>> begin
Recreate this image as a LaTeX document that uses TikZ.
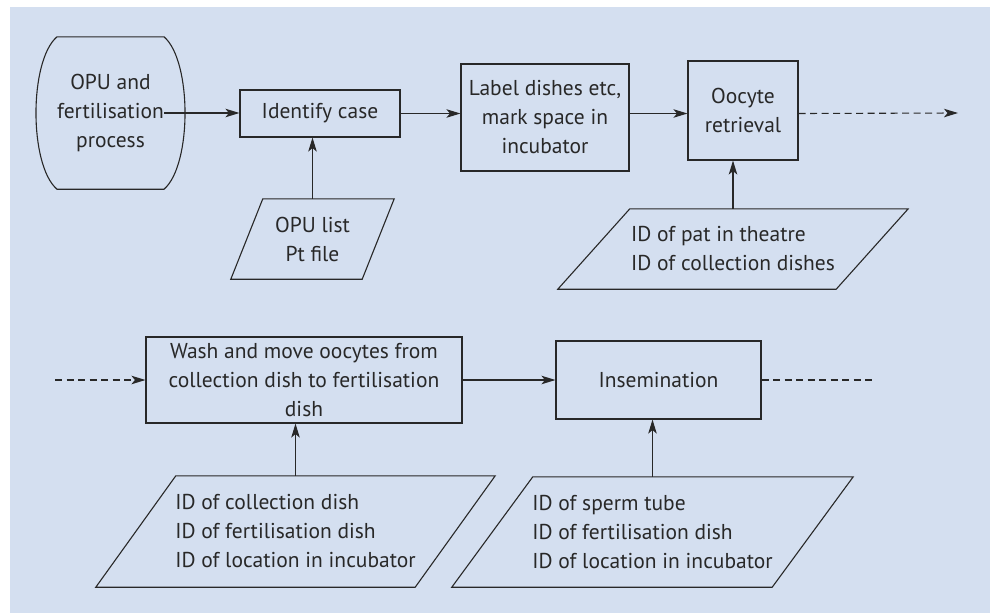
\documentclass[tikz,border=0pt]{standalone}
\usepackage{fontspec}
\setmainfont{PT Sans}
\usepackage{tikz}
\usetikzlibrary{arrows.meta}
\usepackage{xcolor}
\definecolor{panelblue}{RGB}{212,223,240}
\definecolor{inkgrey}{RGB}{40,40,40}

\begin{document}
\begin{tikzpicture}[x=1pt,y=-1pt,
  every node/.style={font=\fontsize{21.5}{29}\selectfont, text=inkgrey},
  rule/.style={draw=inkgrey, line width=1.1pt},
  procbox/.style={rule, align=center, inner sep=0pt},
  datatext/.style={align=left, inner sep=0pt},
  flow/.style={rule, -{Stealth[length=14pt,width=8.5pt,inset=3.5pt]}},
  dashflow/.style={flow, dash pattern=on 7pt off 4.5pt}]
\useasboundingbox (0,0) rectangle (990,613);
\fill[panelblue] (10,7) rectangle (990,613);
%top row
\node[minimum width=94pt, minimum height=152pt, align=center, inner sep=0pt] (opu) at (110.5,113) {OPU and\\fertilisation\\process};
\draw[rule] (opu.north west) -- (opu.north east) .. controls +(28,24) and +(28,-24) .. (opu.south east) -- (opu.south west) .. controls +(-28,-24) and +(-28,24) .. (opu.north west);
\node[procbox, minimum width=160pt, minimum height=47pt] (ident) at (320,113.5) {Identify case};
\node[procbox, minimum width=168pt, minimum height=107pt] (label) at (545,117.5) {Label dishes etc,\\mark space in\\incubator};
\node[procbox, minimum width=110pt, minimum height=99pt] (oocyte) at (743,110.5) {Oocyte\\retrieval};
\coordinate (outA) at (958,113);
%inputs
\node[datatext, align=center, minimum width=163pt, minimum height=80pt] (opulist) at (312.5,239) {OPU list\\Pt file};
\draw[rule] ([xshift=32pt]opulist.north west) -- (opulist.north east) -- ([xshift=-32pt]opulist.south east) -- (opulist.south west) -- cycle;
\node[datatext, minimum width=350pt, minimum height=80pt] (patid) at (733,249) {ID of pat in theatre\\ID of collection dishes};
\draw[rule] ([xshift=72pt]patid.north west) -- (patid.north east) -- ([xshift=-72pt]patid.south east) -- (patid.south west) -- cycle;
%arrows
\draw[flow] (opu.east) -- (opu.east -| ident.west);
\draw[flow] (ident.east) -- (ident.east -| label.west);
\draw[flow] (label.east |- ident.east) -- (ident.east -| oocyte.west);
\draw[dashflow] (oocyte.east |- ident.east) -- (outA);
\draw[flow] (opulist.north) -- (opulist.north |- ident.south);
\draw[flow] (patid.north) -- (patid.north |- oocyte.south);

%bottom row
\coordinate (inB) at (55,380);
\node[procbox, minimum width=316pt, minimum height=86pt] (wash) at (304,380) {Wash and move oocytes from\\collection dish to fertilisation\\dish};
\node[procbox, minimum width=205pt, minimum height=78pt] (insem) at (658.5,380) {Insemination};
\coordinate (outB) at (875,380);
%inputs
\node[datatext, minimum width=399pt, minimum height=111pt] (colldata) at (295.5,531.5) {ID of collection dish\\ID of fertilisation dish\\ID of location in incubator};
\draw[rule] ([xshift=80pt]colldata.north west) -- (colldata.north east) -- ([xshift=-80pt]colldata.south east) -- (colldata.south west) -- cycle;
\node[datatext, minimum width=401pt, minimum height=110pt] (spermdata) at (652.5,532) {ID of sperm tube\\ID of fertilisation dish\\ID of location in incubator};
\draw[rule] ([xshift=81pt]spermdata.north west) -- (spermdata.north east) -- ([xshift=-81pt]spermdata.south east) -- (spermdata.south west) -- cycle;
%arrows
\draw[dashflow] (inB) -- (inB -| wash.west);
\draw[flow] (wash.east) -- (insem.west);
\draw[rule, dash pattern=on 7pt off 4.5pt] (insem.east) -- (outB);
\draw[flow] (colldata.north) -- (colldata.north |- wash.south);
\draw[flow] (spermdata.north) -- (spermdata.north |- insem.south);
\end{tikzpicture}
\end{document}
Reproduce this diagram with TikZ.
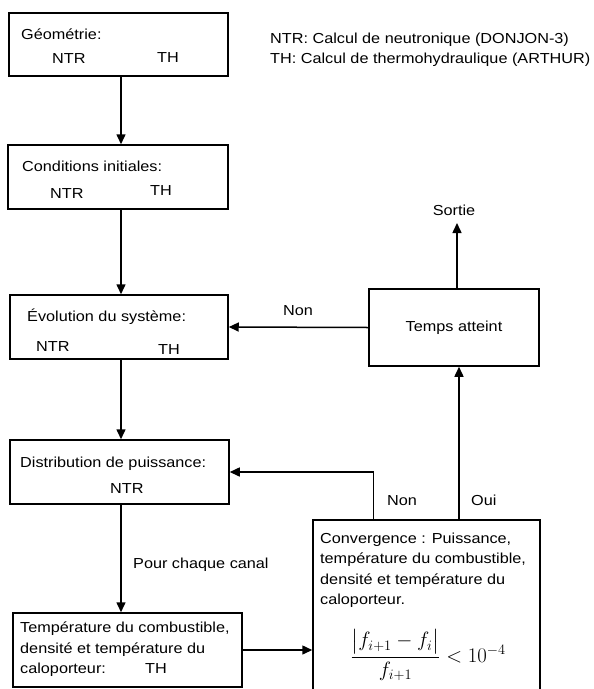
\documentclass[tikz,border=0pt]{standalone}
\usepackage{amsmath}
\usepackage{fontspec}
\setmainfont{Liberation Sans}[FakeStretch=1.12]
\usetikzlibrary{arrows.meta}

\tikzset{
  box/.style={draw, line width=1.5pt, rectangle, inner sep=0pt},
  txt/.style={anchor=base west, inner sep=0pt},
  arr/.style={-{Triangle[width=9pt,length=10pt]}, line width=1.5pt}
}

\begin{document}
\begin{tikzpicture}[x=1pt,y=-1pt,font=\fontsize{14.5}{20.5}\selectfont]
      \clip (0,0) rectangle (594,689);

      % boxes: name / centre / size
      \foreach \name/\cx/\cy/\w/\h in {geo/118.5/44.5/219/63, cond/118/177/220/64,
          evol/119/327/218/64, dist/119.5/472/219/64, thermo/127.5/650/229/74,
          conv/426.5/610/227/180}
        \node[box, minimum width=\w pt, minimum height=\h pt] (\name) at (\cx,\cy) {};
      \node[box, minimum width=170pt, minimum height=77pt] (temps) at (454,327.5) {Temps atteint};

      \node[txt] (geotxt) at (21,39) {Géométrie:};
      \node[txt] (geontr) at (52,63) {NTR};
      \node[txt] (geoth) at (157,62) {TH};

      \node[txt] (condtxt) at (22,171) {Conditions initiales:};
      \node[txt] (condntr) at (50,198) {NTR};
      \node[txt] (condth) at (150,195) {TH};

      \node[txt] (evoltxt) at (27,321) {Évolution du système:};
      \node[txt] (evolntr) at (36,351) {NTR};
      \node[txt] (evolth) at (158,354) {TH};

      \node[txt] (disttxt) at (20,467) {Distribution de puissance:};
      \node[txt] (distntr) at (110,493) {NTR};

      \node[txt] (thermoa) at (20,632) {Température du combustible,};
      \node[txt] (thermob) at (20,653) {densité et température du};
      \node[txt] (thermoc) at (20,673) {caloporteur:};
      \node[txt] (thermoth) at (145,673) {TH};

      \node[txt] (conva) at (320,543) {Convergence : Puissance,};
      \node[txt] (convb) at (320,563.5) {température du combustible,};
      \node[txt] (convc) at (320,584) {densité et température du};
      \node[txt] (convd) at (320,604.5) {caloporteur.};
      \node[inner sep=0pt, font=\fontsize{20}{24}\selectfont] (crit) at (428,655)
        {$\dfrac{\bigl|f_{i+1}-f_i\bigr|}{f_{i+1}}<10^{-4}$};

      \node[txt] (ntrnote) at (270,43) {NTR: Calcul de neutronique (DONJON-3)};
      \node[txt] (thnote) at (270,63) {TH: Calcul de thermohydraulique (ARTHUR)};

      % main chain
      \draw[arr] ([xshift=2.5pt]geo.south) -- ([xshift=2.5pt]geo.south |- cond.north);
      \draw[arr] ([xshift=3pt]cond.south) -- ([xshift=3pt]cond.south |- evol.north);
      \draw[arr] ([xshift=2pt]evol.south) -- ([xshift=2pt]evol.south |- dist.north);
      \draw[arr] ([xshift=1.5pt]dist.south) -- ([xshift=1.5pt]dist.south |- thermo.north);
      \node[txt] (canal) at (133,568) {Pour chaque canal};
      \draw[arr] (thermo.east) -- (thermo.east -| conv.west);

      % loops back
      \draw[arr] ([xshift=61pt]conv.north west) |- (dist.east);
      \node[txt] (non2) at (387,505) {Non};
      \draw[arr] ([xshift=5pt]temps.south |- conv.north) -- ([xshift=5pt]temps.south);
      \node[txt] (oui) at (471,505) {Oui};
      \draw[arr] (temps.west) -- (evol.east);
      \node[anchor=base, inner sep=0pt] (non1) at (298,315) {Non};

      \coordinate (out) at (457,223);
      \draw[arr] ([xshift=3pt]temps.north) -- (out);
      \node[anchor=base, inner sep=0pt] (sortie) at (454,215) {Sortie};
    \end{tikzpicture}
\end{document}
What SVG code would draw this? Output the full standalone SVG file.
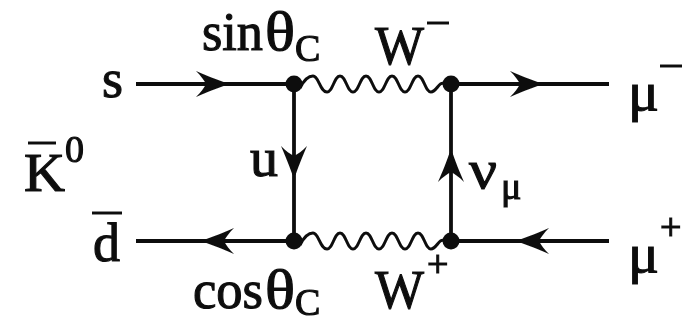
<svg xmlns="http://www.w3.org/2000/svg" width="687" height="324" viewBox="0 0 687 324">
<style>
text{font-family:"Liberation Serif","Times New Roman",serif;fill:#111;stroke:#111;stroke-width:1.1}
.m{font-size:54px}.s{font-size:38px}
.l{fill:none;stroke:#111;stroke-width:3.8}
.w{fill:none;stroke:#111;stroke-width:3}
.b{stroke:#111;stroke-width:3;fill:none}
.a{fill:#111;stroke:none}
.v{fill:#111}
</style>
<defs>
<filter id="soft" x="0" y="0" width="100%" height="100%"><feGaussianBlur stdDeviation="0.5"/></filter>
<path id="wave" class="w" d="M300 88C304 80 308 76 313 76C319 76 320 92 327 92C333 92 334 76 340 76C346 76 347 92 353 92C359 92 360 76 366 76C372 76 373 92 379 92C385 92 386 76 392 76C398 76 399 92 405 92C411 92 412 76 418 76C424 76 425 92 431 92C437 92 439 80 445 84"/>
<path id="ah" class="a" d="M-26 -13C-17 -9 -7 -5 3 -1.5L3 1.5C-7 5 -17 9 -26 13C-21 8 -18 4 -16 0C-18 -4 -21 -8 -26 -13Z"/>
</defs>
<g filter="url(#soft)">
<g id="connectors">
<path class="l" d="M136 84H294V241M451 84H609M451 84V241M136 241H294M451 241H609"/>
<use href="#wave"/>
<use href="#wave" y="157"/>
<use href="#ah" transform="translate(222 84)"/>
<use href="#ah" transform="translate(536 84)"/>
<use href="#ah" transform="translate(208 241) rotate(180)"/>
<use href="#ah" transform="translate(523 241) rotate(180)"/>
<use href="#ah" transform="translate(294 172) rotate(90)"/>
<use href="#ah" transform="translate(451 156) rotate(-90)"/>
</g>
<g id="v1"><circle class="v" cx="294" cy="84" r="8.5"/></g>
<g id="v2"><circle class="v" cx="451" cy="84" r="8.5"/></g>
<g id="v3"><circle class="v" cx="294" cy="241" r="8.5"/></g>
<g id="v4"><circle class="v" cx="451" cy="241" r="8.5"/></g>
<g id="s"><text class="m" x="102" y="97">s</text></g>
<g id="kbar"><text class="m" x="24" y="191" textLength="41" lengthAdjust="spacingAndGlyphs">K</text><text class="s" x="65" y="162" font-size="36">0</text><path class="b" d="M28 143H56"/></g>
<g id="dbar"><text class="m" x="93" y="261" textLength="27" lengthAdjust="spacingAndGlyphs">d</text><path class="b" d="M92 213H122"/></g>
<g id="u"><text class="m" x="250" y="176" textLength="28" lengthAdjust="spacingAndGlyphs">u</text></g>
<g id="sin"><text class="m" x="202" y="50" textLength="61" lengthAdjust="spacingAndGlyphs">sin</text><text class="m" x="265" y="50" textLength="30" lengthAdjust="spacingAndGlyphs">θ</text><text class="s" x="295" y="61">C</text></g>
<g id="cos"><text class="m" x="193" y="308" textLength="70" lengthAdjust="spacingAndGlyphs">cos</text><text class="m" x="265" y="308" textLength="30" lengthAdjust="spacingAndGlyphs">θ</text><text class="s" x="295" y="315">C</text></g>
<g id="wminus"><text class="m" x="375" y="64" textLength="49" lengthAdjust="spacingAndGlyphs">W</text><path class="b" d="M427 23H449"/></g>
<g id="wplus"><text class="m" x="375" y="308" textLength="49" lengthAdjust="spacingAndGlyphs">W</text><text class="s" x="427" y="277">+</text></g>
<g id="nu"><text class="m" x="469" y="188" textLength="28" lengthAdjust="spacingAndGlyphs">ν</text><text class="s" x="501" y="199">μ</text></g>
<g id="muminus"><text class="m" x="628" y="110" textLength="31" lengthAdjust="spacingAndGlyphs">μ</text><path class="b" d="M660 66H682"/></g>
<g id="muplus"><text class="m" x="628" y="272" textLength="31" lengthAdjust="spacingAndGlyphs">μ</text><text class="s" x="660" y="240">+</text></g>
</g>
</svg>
>> end
### Stated problem
Read the data above. Pull out each line in which the string "this" appears.

### Final result
Recreate this image as a LaTeX document that uses TikZ.
Reproduce this diagram with TikZ.
What SVG code would draw this? Output the full standalone SVG file.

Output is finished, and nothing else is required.